Filter for the word "chart" and keep each matching line.
-- Recorded information start --
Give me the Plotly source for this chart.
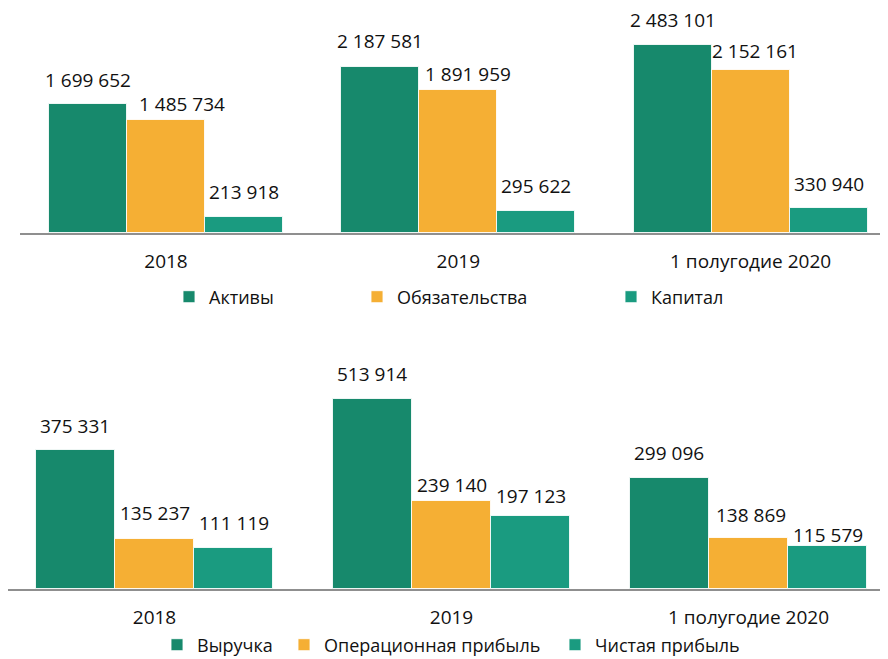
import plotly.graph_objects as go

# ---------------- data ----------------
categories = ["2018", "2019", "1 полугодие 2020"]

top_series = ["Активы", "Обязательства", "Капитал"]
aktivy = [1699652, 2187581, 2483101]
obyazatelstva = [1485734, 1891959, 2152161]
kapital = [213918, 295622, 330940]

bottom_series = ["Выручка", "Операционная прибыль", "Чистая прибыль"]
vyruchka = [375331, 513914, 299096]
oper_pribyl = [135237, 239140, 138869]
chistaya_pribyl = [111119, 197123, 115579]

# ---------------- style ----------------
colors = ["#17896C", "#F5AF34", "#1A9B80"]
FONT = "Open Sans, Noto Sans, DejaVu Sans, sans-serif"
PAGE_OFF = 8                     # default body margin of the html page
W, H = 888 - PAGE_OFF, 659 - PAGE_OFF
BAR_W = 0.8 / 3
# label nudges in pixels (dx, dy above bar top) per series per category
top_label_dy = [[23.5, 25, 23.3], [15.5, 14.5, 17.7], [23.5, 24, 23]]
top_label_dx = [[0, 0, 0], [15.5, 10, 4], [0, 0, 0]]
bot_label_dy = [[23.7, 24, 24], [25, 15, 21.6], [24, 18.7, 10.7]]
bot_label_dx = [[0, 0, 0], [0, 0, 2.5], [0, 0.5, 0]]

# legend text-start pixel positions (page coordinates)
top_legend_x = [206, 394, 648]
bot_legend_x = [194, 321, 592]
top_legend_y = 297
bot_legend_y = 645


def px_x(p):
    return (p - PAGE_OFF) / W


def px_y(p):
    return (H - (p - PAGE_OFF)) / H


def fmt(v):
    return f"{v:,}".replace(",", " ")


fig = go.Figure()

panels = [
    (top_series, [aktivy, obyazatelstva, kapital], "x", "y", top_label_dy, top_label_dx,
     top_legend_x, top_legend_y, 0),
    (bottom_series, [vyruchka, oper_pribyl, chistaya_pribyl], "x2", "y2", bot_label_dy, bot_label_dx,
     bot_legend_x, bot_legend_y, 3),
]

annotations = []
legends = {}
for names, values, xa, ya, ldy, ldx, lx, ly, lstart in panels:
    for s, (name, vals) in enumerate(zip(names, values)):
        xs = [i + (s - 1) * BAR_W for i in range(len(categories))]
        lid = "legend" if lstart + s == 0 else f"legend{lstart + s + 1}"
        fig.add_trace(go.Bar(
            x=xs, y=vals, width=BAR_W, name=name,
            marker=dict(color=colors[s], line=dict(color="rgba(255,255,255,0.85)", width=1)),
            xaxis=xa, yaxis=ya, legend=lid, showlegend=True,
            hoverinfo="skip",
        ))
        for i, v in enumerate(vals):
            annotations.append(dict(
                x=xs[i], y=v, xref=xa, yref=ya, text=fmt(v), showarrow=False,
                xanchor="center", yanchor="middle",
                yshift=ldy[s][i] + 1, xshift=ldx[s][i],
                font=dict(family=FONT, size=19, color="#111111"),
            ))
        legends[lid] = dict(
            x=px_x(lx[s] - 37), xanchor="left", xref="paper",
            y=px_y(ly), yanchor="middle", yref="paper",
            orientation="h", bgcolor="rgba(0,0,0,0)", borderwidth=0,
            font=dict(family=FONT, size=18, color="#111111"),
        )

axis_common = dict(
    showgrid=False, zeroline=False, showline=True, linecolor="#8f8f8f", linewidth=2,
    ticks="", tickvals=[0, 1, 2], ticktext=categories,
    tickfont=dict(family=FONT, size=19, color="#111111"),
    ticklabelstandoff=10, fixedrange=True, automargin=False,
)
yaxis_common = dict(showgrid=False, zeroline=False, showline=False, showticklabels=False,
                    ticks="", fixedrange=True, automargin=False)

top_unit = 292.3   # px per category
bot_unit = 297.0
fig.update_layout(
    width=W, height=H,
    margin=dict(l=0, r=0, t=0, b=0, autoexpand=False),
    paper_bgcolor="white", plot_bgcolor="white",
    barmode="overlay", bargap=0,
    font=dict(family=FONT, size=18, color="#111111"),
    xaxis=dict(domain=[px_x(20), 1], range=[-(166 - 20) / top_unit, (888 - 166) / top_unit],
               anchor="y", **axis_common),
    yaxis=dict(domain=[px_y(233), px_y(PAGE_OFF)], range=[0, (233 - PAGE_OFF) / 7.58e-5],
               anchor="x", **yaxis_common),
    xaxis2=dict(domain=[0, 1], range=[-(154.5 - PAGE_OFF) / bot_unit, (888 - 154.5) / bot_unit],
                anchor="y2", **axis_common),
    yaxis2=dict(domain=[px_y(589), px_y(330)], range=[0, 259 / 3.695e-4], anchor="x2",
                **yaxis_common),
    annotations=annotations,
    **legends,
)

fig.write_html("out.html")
-- Recorded information end --
-- Recorded information start --
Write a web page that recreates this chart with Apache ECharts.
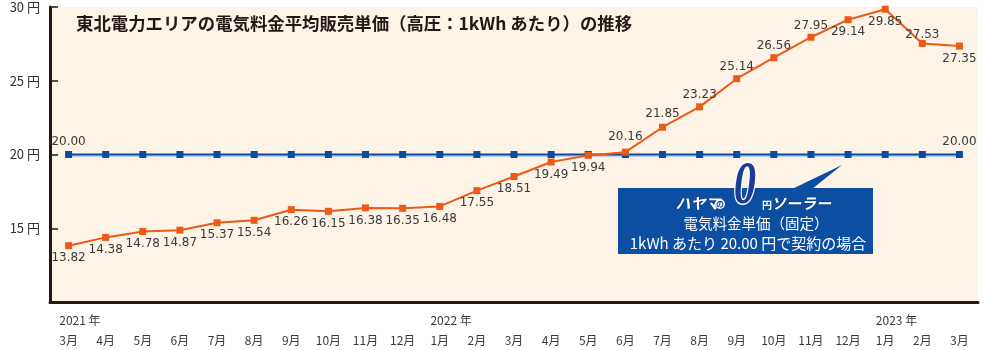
-- Recorded information end --
Correct response
Give me the Plotly source for this chart.
Write a web page that recreates this chart with Apache ECharts.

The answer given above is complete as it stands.